### Written exercise
Where a line holds the word "this", copy that line.

### Provided information
▼

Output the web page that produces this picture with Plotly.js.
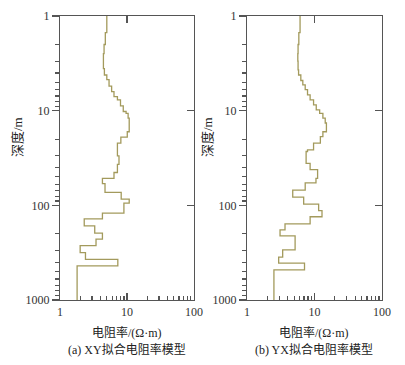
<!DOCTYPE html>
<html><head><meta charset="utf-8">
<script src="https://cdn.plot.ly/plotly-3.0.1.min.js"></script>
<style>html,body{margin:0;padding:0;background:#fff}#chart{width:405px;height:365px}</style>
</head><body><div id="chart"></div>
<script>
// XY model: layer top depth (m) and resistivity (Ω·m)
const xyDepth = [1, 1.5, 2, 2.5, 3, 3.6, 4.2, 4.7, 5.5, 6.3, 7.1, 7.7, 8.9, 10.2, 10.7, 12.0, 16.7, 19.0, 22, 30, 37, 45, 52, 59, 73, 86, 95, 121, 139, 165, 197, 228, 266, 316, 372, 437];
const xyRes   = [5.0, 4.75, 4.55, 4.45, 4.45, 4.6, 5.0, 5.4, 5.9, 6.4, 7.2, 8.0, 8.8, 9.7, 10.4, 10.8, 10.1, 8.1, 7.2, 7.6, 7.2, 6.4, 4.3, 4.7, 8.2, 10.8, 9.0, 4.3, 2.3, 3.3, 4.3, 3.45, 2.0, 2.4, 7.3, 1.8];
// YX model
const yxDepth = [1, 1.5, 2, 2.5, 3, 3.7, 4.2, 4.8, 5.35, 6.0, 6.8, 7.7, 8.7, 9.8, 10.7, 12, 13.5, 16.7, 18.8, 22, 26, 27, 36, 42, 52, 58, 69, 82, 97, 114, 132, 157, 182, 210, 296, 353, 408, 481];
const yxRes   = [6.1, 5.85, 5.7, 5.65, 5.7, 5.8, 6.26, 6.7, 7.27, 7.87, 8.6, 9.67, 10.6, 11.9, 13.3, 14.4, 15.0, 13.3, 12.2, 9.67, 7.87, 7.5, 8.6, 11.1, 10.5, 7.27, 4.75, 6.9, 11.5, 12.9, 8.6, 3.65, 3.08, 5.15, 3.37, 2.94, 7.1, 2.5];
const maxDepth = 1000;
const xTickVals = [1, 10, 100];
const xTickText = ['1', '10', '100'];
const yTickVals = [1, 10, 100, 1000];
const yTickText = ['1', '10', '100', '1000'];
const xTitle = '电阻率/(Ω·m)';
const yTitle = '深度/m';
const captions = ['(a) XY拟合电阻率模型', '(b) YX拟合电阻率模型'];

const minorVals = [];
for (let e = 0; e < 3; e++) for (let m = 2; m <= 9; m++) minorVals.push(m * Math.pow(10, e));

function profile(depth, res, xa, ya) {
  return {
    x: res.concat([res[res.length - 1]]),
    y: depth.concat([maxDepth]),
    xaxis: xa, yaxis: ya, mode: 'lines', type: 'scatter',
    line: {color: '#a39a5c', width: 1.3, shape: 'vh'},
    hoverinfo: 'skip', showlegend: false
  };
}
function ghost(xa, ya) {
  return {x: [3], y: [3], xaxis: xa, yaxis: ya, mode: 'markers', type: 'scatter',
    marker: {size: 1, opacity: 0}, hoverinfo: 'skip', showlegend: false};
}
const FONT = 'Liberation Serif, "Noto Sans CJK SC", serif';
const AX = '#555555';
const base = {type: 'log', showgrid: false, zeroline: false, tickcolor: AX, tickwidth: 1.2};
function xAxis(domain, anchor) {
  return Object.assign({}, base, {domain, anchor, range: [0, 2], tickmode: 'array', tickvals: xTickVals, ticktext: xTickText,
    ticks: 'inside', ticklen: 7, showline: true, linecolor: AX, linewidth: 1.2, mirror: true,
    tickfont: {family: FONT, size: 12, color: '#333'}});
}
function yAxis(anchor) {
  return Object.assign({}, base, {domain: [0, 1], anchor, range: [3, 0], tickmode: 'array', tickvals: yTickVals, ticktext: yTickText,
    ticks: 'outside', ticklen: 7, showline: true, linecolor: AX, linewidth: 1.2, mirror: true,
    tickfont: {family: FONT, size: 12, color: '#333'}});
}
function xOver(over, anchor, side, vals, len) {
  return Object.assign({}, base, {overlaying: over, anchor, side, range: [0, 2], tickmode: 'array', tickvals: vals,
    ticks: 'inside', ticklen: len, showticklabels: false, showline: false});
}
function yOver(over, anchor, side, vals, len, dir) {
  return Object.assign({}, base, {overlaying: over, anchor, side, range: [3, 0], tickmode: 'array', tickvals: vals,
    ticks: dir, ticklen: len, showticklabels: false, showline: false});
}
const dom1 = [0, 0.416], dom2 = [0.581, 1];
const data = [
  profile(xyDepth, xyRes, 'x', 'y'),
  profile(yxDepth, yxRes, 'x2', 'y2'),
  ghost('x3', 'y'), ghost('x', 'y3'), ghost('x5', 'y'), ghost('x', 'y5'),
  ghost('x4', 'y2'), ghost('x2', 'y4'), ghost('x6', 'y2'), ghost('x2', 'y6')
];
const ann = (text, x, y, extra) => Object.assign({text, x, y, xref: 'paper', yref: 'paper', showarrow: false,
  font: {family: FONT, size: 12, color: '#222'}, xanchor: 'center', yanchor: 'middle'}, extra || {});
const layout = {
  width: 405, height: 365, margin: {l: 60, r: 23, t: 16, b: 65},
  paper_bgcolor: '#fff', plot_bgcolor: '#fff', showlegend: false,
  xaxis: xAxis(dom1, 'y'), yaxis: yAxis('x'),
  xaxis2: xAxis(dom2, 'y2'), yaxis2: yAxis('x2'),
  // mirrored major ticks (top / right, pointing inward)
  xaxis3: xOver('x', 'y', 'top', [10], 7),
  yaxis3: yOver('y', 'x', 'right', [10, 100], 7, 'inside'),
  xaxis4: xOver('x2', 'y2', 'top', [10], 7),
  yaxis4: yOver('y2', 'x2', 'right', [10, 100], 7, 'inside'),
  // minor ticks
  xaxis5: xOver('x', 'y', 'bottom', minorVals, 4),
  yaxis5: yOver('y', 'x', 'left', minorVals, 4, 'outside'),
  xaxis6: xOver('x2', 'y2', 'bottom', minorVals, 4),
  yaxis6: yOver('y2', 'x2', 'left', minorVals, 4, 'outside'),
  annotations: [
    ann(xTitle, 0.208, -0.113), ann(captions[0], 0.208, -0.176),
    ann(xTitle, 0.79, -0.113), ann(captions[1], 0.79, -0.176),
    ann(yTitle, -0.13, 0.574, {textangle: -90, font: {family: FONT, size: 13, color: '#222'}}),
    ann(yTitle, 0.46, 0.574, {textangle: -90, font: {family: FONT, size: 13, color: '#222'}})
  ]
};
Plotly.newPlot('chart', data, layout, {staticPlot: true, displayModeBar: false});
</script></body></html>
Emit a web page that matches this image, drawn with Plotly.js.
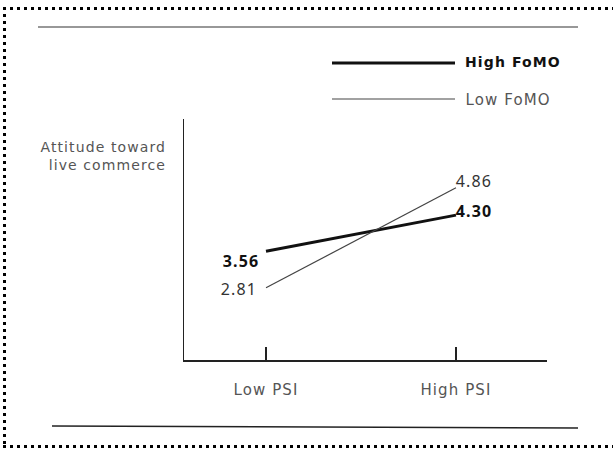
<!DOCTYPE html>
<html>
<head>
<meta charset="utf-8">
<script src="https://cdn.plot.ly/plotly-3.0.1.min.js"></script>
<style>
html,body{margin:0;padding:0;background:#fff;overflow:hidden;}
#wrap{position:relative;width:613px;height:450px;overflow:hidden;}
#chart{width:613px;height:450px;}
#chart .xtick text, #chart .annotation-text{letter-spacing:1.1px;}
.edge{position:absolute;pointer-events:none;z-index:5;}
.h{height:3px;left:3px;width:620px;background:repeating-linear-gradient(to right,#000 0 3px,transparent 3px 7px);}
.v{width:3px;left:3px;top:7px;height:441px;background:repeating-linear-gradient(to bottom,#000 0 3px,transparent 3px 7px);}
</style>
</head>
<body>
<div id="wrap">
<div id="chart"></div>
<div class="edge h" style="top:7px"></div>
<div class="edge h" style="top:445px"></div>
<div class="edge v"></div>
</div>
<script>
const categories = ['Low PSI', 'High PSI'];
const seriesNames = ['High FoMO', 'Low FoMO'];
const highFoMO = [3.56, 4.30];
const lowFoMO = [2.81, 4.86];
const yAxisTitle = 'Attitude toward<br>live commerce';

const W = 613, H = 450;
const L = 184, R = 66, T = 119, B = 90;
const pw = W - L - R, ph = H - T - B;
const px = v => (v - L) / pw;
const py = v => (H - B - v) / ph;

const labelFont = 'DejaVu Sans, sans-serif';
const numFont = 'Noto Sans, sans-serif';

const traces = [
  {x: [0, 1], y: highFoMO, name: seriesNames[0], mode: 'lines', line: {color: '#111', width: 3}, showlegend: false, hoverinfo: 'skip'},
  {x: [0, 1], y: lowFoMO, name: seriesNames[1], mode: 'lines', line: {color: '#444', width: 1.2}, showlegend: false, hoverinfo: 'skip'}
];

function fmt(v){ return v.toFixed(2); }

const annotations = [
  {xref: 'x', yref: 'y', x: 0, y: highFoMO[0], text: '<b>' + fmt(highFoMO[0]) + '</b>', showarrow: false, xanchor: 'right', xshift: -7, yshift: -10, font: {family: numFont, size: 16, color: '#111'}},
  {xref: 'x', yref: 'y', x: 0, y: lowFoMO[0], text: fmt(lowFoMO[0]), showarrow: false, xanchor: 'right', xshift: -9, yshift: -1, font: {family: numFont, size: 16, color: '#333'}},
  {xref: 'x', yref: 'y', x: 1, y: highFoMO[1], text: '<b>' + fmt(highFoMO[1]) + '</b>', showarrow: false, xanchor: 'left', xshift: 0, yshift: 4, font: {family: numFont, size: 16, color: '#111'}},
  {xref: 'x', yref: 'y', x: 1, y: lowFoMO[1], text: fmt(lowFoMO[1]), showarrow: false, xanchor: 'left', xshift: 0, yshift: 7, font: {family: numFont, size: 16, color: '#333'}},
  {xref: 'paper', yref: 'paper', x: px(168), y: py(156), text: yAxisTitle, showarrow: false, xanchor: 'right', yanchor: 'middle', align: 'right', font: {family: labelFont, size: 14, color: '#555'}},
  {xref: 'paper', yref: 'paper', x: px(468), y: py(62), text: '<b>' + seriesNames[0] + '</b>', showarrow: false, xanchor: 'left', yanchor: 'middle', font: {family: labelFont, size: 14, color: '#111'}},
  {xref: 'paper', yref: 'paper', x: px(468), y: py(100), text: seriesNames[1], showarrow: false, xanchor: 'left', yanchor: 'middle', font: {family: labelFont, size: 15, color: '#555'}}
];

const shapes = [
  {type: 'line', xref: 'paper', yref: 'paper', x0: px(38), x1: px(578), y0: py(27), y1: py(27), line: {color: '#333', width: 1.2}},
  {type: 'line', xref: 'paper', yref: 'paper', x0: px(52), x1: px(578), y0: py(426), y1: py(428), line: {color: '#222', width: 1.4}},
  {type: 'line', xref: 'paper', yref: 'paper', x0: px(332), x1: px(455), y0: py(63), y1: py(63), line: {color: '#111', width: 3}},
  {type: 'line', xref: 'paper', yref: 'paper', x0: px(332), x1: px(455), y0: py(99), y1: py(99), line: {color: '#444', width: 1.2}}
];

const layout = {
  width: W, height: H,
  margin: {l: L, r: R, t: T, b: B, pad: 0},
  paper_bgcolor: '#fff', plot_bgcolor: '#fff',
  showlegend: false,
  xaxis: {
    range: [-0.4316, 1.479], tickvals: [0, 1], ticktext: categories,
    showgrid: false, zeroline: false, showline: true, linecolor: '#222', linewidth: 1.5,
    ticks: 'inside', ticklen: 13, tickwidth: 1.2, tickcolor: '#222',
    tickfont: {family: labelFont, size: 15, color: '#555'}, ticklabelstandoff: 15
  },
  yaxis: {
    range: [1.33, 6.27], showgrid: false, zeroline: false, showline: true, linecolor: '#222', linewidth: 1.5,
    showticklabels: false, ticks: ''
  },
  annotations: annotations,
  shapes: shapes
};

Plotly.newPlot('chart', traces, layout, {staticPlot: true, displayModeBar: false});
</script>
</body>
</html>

▲

### Exercise output
Output the web page that produces this picture with Plotly.js.
Emit a web page that matches this image, drawn with Plotly.js.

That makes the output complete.